Luis Alvarez
Credit: Archival Photographic Files, apf1-00154, Special Collections Research Center, University of Chicago Library
After I got my degree I went off to Berkeley, California to work with Luis Alvarez on the design of their new giant particle accelerator. About six months later Herbert York and Edward Teller came along and said, “We’re starting a new lab and one of our primary objectives will be nuclear fusion power.” This was just what I wanted to do, so I joined the Livermore National Laboratory. But as soon as I got there Herb said, “I’m sorry Stirling, but we need you to work with Los Alamos. They’re about to test the new large hydrogen bomb and I need you to take charge of the diagnostics of that test.”

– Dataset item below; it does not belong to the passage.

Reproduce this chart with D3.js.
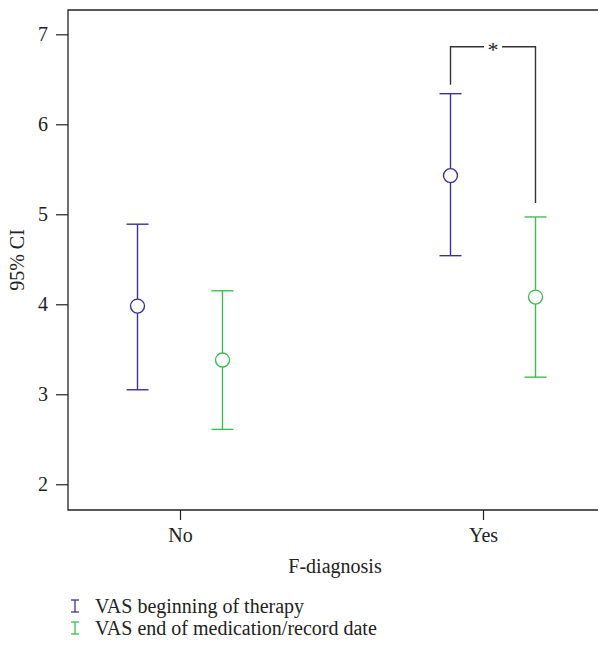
<!DOCTYPE html>
<html>
<head>
<meta charset="utf-8">
<script src="https://cdn.jsdelivr.net/npm/d3@7"></script>
<style>
  html, body { margin: 0; padding: 0; background: #fff; }
  svg text { font-family: "Liberation Serif", "DejaVu Serif", serif; fill: #222; }
</style>
</head>
<body>
<div id="chart"></div>
<script>
// Error-bar chart: VAS mean with 95% CI by F-diagnosis group.

const categories = ["No", "Yes"];
const seriesNames = ["VAS beginning of therapy", "VAS end of medication/record date"];
const seriesColors = ["#3b2f9e", "#3cbf4e"];
const means = [[3.98, 5.43], [3.38, 4.08]];
const lower = [[3.05, 4.54], [2.61, 3.19]];
const upper = [[4.89, 6.34], [4.15, 4.97]];
const yTicks = [2, 3, 4, 5, 6, 7];

const W = 598, H = 645;
const M = { top: 10, right: 0, bottom: 135, left: 68 };
const FS = "20px";

const svg = d3.select("#chart").append("svg")
  .attr("width", W).attr("height", H);

const y = d3.scaleLinear().domain([1.714, 7.27]).range([H - M.bottom, M.top]);
const x = d3.scalePoint().domain(categories).range([180, 483]);      // tick positions
const xBar = d3.scalePoint().domain(categories).range([180, 493]);   // group centres of the bars
const offset = d3.scalePoint().domain([0, 1]).range([-42.5, 42.5]);

// frame: left, top, bottom
svg.append("path")
  .attr("d", `M${W},${M.top}H${M.left}V${H - M.bottom}H${W}`)
  .attr("fill", "none").attr("stroke", "#222").attr("stroke-width", 1.3);

svg.append("g")
  .attr("transform", `translate(${M.left},0)`)
  .call(d3.axisLeft(y).tickValues(yTicks).tickSize(12).tickPadding(8).tickFormat(d3.format("d")))
  .call(g => g.select(".domain").remove())
  .call(g => g.selectAll(".tick line").attr("stroke", "#222").attr("stroke-width", 1.2))
  .call(g => g.selectAll(".tick text").style("font-size", FS).attr("fill", "#222"));

svg.append("g")
  .attr("transform", `translate(0,${H - M.bottom})`)
  .call(d3.axisBottom(x).tickSize(10).tickPadding(8))
  .call(g => g.select(".domain").remove())
  .call(g => g.selectAll(".tick line").attr("stroke", "#222").attr("stroke-width", 1.2))
  .call(g => g.selectAll(".tick text").style("font-size", FS).attr("fill", "#222"));

svg.append("text")
  .attr("transform", `translate(24,${(M.top + H - M.bottom) / 2}) rotate(-90)`)
  .attr("text-anchor", "middle")
  .style("font-size", FS)
  .text("95% CI");

svg.append("text")
  .attr("x", 335).attr("y", 573)
  .attr("text-anchor", "middle")
  .style("font-size", FS)
  .text("F-diagnosis");

// error bars
seriesNames.forEach((name, s) => {
  const g = svg.append("g").attr("stroke", seriesColors[s]).attr("fill", "none").attr("stroke-width", 1.4);
  categories.forEach((cat, i) => {
    const cx = xBar(cat) + offset(s);
    g.append("line").attr("x1", cx).attr("x2", cx).attr("y1", y(lower[s][i])).attr("y2", y(upper[s][i]));
    [lower[s][i], upper[s][i]].forEach(v => {
      g.append("line").attr("x1", cx - 11).attr("x2", cx + 11).attr("y1", y(v)).attr("y2", y(v));
    });
    g.append("circle").attr("cx", cx).attr("cy", y(means[s][i])).attr("r", 7).attr("fill", "#fff");
  });
});

// significance bracket for "Yes"
const bx1 = xBar("Yes") + offset(0), bx2 = xBar("Yes") + offset(1);
const by = 46.7;
const bracket = svg.append("g").attr("stroke", "#333").attr("stroke-width", 1.4).attr("fill", "none");
bracket.append("path").attr("d", `M${bx1},${y(upper[0][1]) - 9}V${by}H${(bx1 + bx2) / 2 - 9}`);
bracket.append("path").attr("d", `M${(bx1 + bx2) / 2 + 9},${by}H${bx2}V${y(upper[1][1]) - 14}`);
svg.append("text")
  .attr("x", (bx1 + bx2) / 2).attr("y", by + 10)
  .attr("text-anchor", "middle")
  .style("font-size", "22px")
  .text("*");

// legend
const legend = svg.append("g");
seriesNames.forEach((name, s) => {
  const ly = 606 + s * 22;
  const lx = 75;
  const mk = legend.append("g").attr("stroke", seriesColors[s]).attr("stroke-width", 1.3);
  mk.append("line").attr("x1", lx).attr("x2", lx).attr("y1", ly - 6).attr("y2", ly + 6);
  mk.append("line").attr("x1", lx - 4).attr("x2", lx + 4).attr("y1", ly - 6).attr("y2", ly - 6);
  mk.append("line").attr("x1", lx - 4).attr("x2", lx + 4).attr("y1", ly + 6).attr("y2", ly + 6);
  legend.append("text")
    .attr("x", 95).attr("y", ly + 6.5)
    .style("font-size", FS)
    .text(name);
});
</script>
</body>
</html>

In 1952 the war was over with Germany and Japan, but now there was another war with Russia, the Cold War. Since the end of World War II the U.S. and Russia competed to build and stockpile nuclear weapons, including a Superbomb that would use nuclear fusion—the same process that powers stars—to generate a massive energy release. At Los Alamos my job was to figure out what radioactive particles and range of energies would come out of an H-bomb blast. Since the gamma-ray signal would tell us the most about what went on in the explosion, it was fortunate that I had experience with gamma-ray diagnostic work.
Castle Bravo site: The site of the test of the first hydrogen bomb by the United States.on March 1, 1954. This was the most powerful nuclear device ever detonated by the United States. This photograph shows the equipment used to the develop the test site, and the dirt foundation for the test structure.